# Given information:
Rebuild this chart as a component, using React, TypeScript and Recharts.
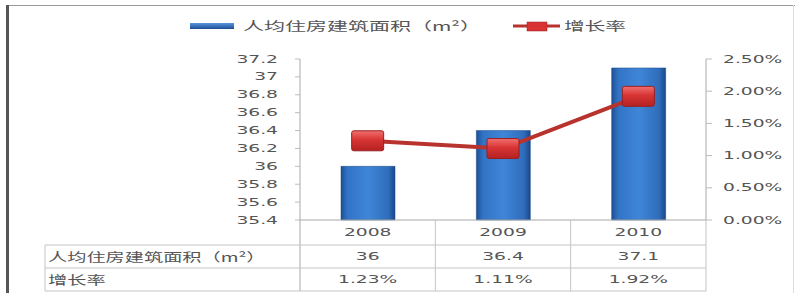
import React from 'react';
import { ComposedChart, Bar, Line, XAxis, YAxis } from 'recharts';

const years = ['2008', '2009', '2010'];
const areaValues = [36, 36.4, 37.1];
const rateValues = [0.0123, 0.0111, 0.0192];
const rateLabels = ['1.23%', '1.11%', '1.92%'];
const areaTicks = [35.4, 35.6, 35.8, 36, 36.2, 36.4, 36.6, 36.8, 37, 37.2];
const rateTicks = [0, 0.005, 0.01, 0.015, 0.02, 0.025];
const areaName = '人均住房建筑面积（m²）';
const rateName = '增长率';

const data = years.map((y, i) => ({ year: y, area: areaValues[i], rate: rateValues[i], rateLabel: rateLabels[i] }));

const W = 795;
const H = 293;
const PLOT_LEFT = 300;
const PLOT_RIGHT = 706;
const PLOT_TOP = 59;
const PLOT_BOTTOM = 220;
const BAND = (PLOT_RIGHT - PLOT_LEFT) / years.length;
const ROW1 = 245;
const ROW2 = 268;
const TABLE_BOTTOM = 291;
const TABLE_LEFT = 45;
const TEXT = '#555555';
const GRID = '#c4c4c4';
const NUMFONT = '"DejaVu Sans", sans-serif';
const CJKFONT = '"Noto Sans CJK SC", sans-serif';

function SText({ x, y, anchor = 'middle', children, size = 11, family = NUMFONT, sx = 1.7 }: any) {
  return (
    <text
      transform={`translate(${x},${y}) scale(${sx},1)`}
      textAnchor={anchor}
      dominantBaseline="central"
      fontSize={size}
      fontFamily={family}
      fill={TEXT}
    >
      {children}
    </text>
  );
}

const LeftTick = (props: any) => {
  const { x, y, payload } = props;
  return <SText x={x} y={y} anchor="end">{String(payload.value)}</SText>;
};

const RightTick = (props: any) => {
  const { x, y, payload } = props;
  return <SText x={x} y={y} anchor="start">{(payload.value * 100).toFixed(2) + '%'}</SText>;
};

const TableTick = (props: any) => {
  const { x, index } = props;
  const i = index;
  const l = x - BAND / 2;
  const r = x + BAND / 2;
  return (
    <g>
      {i === 0 && (
        <g>
          <line x1={l} x2={l} y1={PLOT_BOTTOM} y2={TABLE_BOTTOM} stroke="#a8a8a8" />
          <line x1={TABLE_LEFT} x2={TABLE_LEFT} y1={ROW1} y2={TABLE_BOTTOM} stroke={GRID} />
          <line x1={TABLE_LEFT} x2={l} y1={ROW1} y2={ROW1} stroke={GRID} />
          <line x1={TABLE_LEFT} x2={l} y1={ROW2} y2={ROW2} stroke={GRID} />
          <line x1={TABLE_LEFT} x2={l} y1={TABLE_BOTTOM} y2={TABLE_BOTTOM} stroke={GRID} />
          <SText x={TABLE_LEFT + 3} y={(ROW1 + ROW2) / 2} anchor="start" size={12} family={CJKFONT} sx={1.6}>{areaName}</SText>
          <SText x={TABLE_LEFT + 3} y={(ROW2 + TABLE_BOTTOM) / 2} anchor="start" size={12} family={CJKFONT} sx={1.6}>{rateName}</SText>
        </g>
      )}
      <line x1={r} x2={r} y1={PLOT_BOTTOM} y2={TABLE_BOTTOM} stroke={GRID} />
      <line x1={l} x2={r} y1={ROW1} y2={ROW1} stroke={GRID} />
      <line x1={l} x2={r} y1={ROW2} y2={ROW2} stroke={GRID} />
      <line x1={l} x2={r} y1={TABLE_BOTTOM} y2={TABLE_BOTTOM} stroke={GRID} />
      <SText x={x} y={(PLOT_BOTTOM + ROW1) / 2}>{years[i]}</SText>
      <SText x={x} y={(ROW1 + ROW2) / 2}>{String(areaValues[i])}</SText>
      <SText x={x} y={(ROW2 + TABLE_BOTTOM) / 2}>{rateLabels[i]}</SText>
    </g>
  );
};

const RateDot = (props: any) => {
  const { cx, cy } = props;
  if (cx == null || cy == null) return null;
  return (
    <rect x={cx - 16} y={cy - 10} width={32} height={20} rx={2} fill="url(#dotGrad)" stroke="#9a1f1f" strokeWidth={1} />
  );
};

export default function App() {
  return (
    <div style={{ position: 'absolute', left: 0, top: 0, width: W, height: H, background: '#fff', overflow: 'hidden' }}>
      <ComposedChart width={W} height={H} data={data} margin={{ top: PLOT_TOP, right: 0, bottom: 0, left: 0 }} barCategoryGap={0}>
        <defs>
          <linearGradient id="barGrad" x1="0" y1="0" x2="1" y2="0">
            <stop offset="0%" stopColor="#1c4f96" />
            <stop offset="12%" stopColor="#3273c4" />
            <stop offset="50%" stopColor="#3f86d8" />
            <stop offset="88%" stopColor="#2f6dbb" />
            <stop offset="100%" stopColor="#1a4789" />
          </linearGradient>
          <linearGradient id="dotGrad" x1="0" y1="0" x2="0" y2="1">
            <stop offset="0%" stopColor="#f07070" />
            <stop offset="45%" stopColor="#d83434" />
            <stop offset="100%" stopColor="#b42222" />
          </linearGradient>
        </defs>
        <XAxis
          dataKey="year"
          height={H - PLOT_BOTTOM}
          interval={0}
          tickLine={false}
          tickSize={0}
          tickMargin={0}
          axisLine={{ stroke: '#a8a8a8' }}
          tick={<TableTick />}
        />
        <YAxis
          yAxisId="left"
          orientation="left"
          width={PLOT_LEFT}
          domain={[35.4, 37.2]}
          ticks={areaTicks}
          interval={0}
          tickSize={5}
          tickMargin={17}
          tickLine={{ stroke: '#bdbdbd' }}
          axisLine={{ stroke: '#a8a8a8' }}
          tick={<LeftTick />}
        />
        <YAxis
          yAxisId="right"
          orientation="right"
          width={W - PLOT_RIGHT}
          domain={[0, 0.025]}
          ticks={rateTicks}
          interval={0}
          tickSize={6}
          tickMargin={11}
          tickLine={{ stroke: '#bdbdbd' }}
          axisLine={{ stroke: '#a8a8a8' }}
          tick={<RightTick />}
        />
        <Bar yAxisId="left" dataKey="area" barSize={54} fill="url(#barGrad)" stroke="#1a4789" strokeWidth={0.5} isAnimationActive={false} />
        <Line
          yAxisId="right"
          dataKey="rate"
          stroke="#b8322e"
          strokeWidth={4}
          dot={<RateDot />}
          activeDot={false}
          isAnimationActive={false}
        />
      </ComposedChart>
      <svg width={W} height={H} style={{ position: 'absolute', left: 0, top: 0, pointerEvents: 'none' }}>
        <line x1={6} x2={W} y1={5.5} y2={5.5} stroke="#9a9a9a" strokeWidth={1} />
        <line x1={7.5} x2={7.5} y1={5} y2={H} stroke="#555" strokeWidth={3} />
        <line x1={793.5} x2={793.5} y1={5} y2={H} stroke="#dddddd" strokeWidth={1} />
        <rect x={190} y={23} width={44} height={6} fill="url(#legBar)" />
        <defs>
          <linearGradient id="legBar" x1="0" y1="0" x2="0" y2="1">
            <stop offset="0%" stopColor="#5a95dc" />
            <stop offset="100%" stopColor="#1c4f96" />
          </linearGradient>
        </defs>
        <SText x={243} y={26} anchor="start" size={12} family={CJKFONT} sx={1.75}>{areaName}</SText>
        <line x1={513} x2={560} y1={26} y2={26} stroke="#b8322e" strokeWidth={3} />
        <rect x={527} y={22} width={20} height={9} fill="#d83434" stroke="#9a1f1f" strokeWidth={0.5} />
        <SText x={564} y={26} anchor="start" size={12} family={CJKFONT} sx={1.72}>{rateName}</SText>
      </svg>
    </div>
  );
}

# Task instructions:
Except for the pictures, copy the material above exactly.

# Exercise solution:
Rebuild this chart as a component, using React, TypeScript and Recharts.
import React from 'react';
import { ComposedChart, Bar, Line, XAxis, YAxis } from 'recharts';

const years = ['2008', '2009', '2010'];
const areaValues = [36, 36.4, 37.1];
const rateValues = [0.0123, 0.0111, 0.0192];
const rateLabels = ['1.23%', '1.11%', '1.92%'];
const areaTicks = [35.4, 35.6, 35.8, 36, 36.2, 36.4, 36.6, 36.8, 37, 37.2];
const rateTicks = [0, 0.005, 0.01, 0.015, 0.02, 0.025];
const areaName = '人均住房建筑面积（m²）';
const rateName = '增长率';

const data = years.map((y, i) => ({ year: y, area: areaValues[i], rate: rateValues[i], rateLabel: rateLabels[i] }));

const W = 795;
const H = 293;
const PLOT_LEFT = 300;
const PLOT_RIGHT = 706;
const PLOT_TOP = 59;
const PLOT_BOTTOM = 220;
const BAND = (PLOT_RIGHT - PLOT_LEFT) / years.length;
const ROW1 = 245;
const ROW2 = 268;
const TABLE_BOTTOM = 291;
const TABLE_LEFT = 45;
const TEXT = '#555555';
const GRID = '#c4c4c4';
const NUMFONT = '"DejaVu Sans", sans-serif';
const CJKFONT = '"Noto Sans CJK SC", sans-serif';

function SText({ x, y, anchor = 'middle', children, size = 11, family = NUMFONT, sx = 1.7 }: any) {
  return (
    <text
      transform={`translate(${x},${y}) scale(${sx},1)`}
      textAnchor={anchor}
      dominantBaseline="central"
      fontSize={size}
      fontFamily={family}
      fill={TEXT}
    >
      {children}
    </text>
  );
}

const LeftTick = (props: any) => {
  const { x, y, payload } = props;
  return <SText x={x} y={y} anchor="end">{String(payload.value)}</SText>;
};

const RightTick = (props: any) => {
  const { x, y, payload } = props;
  return <SText x={x} y={y} anchor="start">{(payload.value * 100).toFixed(2) + '%'}</SText>;
};

const TableTick = (props: any) => {
  const { x, index } = props;
  const i = index;
  const l = x - BAND / 2;
  const r = x + BAND / 2;
  return (
    <g>
      {i === 0 && (
        <g>
          <line x1={l} x2={l} y1={PLOT_BOTTOM} y2={TABLE_BOTTOM} stroke="#a8a8a8" />
          <line x1={TABLE_LEFT} x2={TABLE_LEFT} y1={ROW1} y2={TABLE_BOTTOM} stroke={GRID} />
          <line x1={TABLE_LEFT} x2={l} y1={ROW1} y2={ROW1} stroke={GRID} />
          <line x1={TABLE_LEFT} x2={l} y1={ROW2} y2={ROW2} stroke={GRID} />
          <line x1={TABLE_LEFT} x2={l} y1={TABLE_BOTTOM} y2={TABLE_BOTTOM} stroke={GRID} />
          <SText x={TABLE_LEFT + 3} y={(ROW1 + ROW2) / 2} anchor="start" size={12} family={CJKFONT} sx={1.6}>{areaName}</SText>
          <SText x={TABLE_LEFT + 3} y={(ROW2 + TABLE_BOTTOM) / 2} anchor="start" size={12} family={CJKFONT} sx={1.6}>{rateName}</SText>
        </g>
      )}
      <line x1={r} x2={r} y1={PLOT_BOTTOM} y2={TABLE_BOTTOM} stroke={GRID} />
      <line x1={l} x2={r} y1={ROW1} y2={ROW1} stroke={GRID} />
      <line x1={l} x2={r} y1={ROW2} y2={ROW2} stroke={GRID} />
      <line x1={l} x2={r} y1={TABLE_BOTTOM} y2={TABLE_BOTTOM} stroke={GRID} />
      <SText x={x} y={(PLOT_BOTTOM + ROW1) / 2}>{years[i]}</SText>
      <SText x={x} y={(ROW1 + ROW2) / 2}>{String(areaValues[i])}</SText>
      <SText x={x} y={(ROW2 + TABLE_BOTTOM) / 2}>{rateLabels[i]}</SText>
    </g>
  );
};

const RateDot = (props: any) => {
  const { cx, cy } = props;
  if (cx == null || cy == null) return null;
  return (
    <rect x={cx - 16} y={cy - 10} width={32} height={20} rx={2} fill="url(#dotGrad)" stroke="#9a1f1f" strokeWidth={1} />
  );
};

export default function App() {
  return (
    <div style={{ position: 'absolute', left: 0, top: 0, width: W, height: H, background: '#fff', overflow: 'hidden' }}>
      <ComposedChart width={W} height={H} data={data} margin={{ top: PLOT_TOP, right: 0, bottom: 0, left: 0 }} barCategoryGap={0}>
        <defs>
          <linearGradient id="barGrad" x1="0" y1="0" x2="1" y2="0">
            <stop offset="0%" stopColor="#1c4f96" />
            <stop offset="12%" stopColor="#3273c4" />
            <stop offset="50%" stopColor="#3f86d8" />
            <stop offset="88%" stopColor="#2f6dbb" />
            <stop offset="100%" stopColor="#1a4789" />
          </linearGradient>
          <linearGradient id="dotGrad" x1="0" y1="0" x2="0" y2="1">
            <stop offset="0%" stopColor="#f07070" />
            <stop offset="45%" stopColor="#d83434" />
            <stop offset="100%" stopColor="#b42222" />
          </linearGradient>
        </defs>
        <XAxis
          dataKey="year"
          height={H - PLOT_BOTTOM}
          interval={0}
          tickLine={false}
          tickSize={0}
          tickMargin={0}
          axisLine={{ stroke: '#a8a8a8' }}
          tick={<TableTick />}
        />
        <YAxis
          yAxisId="left"
          orientation="left"
          width={PLOT_LEFT}
          domain={[35.4, 37.2]}
          ticks={areaTicks}
          interval={0}
          tickSize={5}
          tickMargin={17}
          tickLine={{ stroke: '#bdbdbd' }}
          axisLine={{ stroke: '#a8a8a8' }}
          tick={<LeftTick />}
        />
        <YAxis
          yAxisId="right"
          orientation="right"
          width={W - PLOT_RIGHT}
          domain={[0, 0.025]}
          ticks={rateTicks}
          interval={0}
          tickSize={6}
          tickMargin={11}
          tickLine={{ stroke: '#bdbdbd' }}
          axisLine={{ stroke: '#a8a8a8' }}
          tick={<RightTick />}
        />
        <Bar yAxisId="left" dataKey="area" barSize={54} fill="url(#barGrad)" stroke="#1a4789" strokeWidth={0.5} isAnimationActive={false} />
        <Line
          yAxisId="right"
          dataKey="rate"
          stroke="#b8322e"
          strokeWidth={4}
          dot={<RateDot />}
          activeDot={false}
          isAnimationActive={false}
        />
      </ComposedChart>
      <svg width={W} height={H} style={{ position: 'absolute', left: 0, top: 0, pointerEvents: 'none' }}>
        <line x1={6} x2={W} y1={5.5} y2={5.5} stroke="#9a9a9a" strokeWidth={1} />
        <line x1={7.5} x2={7.5} y1={5} y2={H} stroke="#555" strokeWidth={3} />
        <line x1={793.5} x2={793.5} y1={5} y2={H} stroke="#dddddd" strokeWidth={1} />
        <rect x={190} y={23} width={44} height={6} fill="url(#legBar)" />
        <defs>
          <linearGradient id="legBar" x1="0" y1="0" x2="0" y2="1">
            <stop offset="0%" stopColor="#5a95dc" />
            <stop offset="100%" stopColor="#1c4f96" />
          </linearGradient>
        </defs>
        <SText x={243} y={26} anchor="start" size={12} family={CJKFONT} sx={1.75}>{areaName}</SText>
        <line x1={513} x2={560} y1={26} y2={26} stroke="#b8322e" strokeWidth={3} />
        <rect x={527} y={22} width={20} height={9} fill="#d83434" stroke="#9a1f1f" strokeWidth={0.5} />
        <SText x={564} y={26} anchor="start" size={12} family={CJKFONT} sx={1.72}>{rateName}</SText>
      </svg>
    </div>
  );
}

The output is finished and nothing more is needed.